***** DATA SHOWN *****

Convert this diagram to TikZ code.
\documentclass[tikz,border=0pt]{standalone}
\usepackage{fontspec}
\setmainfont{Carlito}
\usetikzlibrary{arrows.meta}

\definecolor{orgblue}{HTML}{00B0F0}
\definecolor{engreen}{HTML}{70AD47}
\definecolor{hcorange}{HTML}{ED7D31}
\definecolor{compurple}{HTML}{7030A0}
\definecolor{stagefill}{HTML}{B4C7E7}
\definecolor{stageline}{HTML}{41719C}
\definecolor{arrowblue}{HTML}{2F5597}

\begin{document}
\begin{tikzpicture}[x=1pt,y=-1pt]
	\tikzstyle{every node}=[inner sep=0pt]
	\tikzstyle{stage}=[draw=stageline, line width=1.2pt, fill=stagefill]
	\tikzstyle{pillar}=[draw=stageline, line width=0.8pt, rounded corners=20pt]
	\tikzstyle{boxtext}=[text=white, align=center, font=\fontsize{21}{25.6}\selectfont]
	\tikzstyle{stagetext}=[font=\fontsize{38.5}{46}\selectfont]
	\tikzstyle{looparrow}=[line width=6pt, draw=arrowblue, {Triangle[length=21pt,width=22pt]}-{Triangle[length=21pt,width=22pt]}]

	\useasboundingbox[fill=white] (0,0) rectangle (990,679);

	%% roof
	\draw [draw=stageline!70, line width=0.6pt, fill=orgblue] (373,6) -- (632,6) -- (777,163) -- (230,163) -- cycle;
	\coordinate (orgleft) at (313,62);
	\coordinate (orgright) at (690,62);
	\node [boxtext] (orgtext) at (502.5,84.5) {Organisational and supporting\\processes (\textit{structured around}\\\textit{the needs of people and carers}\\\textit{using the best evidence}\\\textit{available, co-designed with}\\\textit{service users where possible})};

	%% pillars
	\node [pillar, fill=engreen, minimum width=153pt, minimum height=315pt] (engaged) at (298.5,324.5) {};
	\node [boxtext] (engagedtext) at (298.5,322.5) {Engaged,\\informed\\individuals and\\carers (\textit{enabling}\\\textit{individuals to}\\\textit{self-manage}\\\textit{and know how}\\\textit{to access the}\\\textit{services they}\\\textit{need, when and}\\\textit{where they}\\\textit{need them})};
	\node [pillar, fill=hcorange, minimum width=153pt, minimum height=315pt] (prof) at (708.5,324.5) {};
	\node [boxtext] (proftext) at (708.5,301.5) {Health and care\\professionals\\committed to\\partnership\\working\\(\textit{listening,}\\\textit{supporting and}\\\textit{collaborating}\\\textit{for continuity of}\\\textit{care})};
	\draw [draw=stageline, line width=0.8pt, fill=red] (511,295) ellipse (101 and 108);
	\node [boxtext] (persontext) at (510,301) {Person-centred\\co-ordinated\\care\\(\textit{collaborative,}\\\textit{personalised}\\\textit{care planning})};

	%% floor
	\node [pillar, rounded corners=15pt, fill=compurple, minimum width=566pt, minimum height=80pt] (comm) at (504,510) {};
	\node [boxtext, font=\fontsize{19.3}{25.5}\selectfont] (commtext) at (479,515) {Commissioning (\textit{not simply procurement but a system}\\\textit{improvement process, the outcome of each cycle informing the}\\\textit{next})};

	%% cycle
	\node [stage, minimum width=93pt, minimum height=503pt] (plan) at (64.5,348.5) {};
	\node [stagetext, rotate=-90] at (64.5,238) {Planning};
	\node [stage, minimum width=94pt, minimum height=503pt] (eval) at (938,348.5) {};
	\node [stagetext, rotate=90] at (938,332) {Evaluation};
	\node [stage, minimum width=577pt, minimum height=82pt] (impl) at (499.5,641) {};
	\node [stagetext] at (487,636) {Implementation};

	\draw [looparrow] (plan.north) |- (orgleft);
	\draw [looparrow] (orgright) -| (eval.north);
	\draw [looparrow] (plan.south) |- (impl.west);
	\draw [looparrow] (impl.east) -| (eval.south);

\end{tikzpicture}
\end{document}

*****
***** DATA SHOWN *****

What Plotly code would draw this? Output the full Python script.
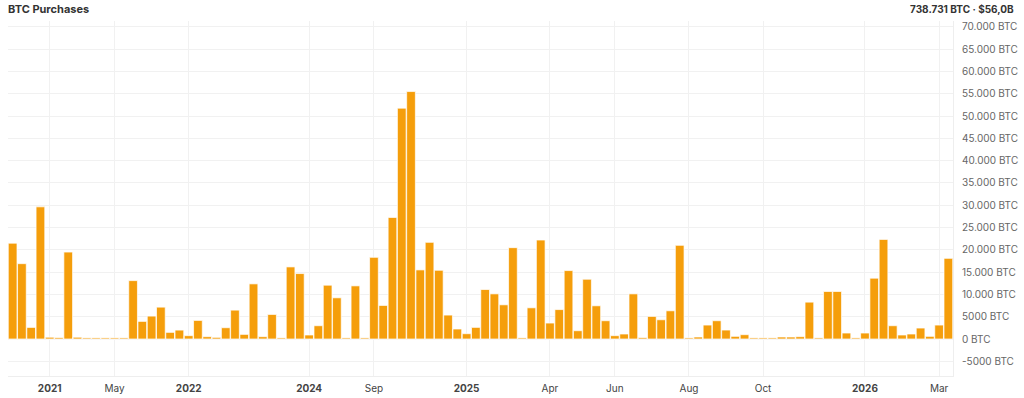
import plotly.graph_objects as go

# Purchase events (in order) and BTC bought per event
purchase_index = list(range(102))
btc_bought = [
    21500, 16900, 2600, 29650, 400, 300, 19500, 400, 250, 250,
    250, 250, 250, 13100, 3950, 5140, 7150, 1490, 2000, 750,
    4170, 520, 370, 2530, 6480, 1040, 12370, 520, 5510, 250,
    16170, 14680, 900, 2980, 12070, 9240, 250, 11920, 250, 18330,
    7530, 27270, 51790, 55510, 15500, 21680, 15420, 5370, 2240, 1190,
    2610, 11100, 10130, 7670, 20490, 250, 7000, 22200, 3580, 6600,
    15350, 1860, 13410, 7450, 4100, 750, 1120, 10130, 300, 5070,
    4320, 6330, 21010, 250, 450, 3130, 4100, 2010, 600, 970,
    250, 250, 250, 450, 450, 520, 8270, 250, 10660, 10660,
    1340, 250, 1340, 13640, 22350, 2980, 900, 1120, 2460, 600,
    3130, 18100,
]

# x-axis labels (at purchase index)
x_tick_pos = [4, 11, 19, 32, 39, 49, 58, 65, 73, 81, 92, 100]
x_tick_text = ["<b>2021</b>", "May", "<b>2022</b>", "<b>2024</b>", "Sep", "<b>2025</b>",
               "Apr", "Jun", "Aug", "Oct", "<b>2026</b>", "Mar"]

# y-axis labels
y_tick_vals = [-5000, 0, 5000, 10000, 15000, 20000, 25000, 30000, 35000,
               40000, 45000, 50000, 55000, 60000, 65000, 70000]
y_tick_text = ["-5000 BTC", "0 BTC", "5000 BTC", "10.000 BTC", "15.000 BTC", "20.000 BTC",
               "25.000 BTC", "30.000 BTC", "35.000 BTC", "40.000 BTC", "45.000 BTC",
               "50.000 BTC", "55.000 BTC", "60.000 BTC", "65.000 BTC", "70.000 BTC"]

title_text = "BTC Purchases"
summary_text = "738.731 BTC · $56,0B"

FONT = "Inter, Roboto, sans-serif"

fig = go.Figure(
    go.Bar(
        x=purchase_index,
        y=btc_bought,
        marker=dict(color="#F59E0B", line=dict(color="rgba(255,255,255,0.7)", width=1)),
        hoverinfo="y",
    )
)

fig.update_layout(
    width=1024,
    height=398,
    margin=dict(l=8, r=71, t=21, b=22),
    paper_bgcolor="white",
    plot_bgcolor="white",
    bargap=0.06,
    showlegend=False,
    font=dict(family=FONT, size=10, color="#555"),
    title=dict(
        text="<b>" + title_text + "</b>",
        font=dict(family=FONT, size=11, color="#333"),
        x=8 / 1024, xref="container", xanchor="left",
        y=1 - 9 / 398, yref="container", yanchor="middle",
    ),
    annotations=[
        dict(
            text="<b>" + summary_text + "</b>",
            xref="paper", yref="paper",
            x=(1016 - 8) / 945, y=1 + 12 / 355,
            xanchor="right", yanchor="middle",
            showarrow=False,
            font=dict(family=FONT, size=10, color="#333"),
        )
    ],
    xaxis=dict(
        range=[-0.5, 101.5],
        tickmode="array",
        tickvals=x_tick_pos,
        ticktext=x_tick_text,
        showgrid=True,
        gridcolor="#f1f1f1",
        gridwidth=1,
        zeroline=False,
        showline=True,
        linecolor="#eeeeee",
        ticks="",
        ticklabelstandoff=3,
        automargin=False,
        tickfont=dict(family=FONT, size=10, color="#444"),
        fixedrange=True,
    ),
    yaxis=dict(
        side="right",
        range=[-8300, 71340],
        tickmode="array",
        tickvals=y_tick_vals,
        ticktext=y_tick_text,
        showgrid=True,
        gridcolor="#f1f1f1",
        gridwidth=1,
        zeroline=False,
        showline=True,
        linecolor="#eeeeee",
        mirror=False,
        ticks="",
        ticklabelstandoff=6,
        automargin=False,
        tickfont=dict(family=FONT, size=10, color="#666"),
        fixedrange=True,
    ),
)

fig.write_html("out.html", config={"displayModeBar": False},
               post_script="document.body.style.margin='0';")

*****

§ **THE EXERCISE**: Give only the lines from the one with "What Plotly code" to the one with "import plotly.graph_objects as go", both included, again and exactly; leave the images out.

§ **TASK RESULT**:
What Plotly code would draw this? Output the full Python script.
import plotly.graph_objects as go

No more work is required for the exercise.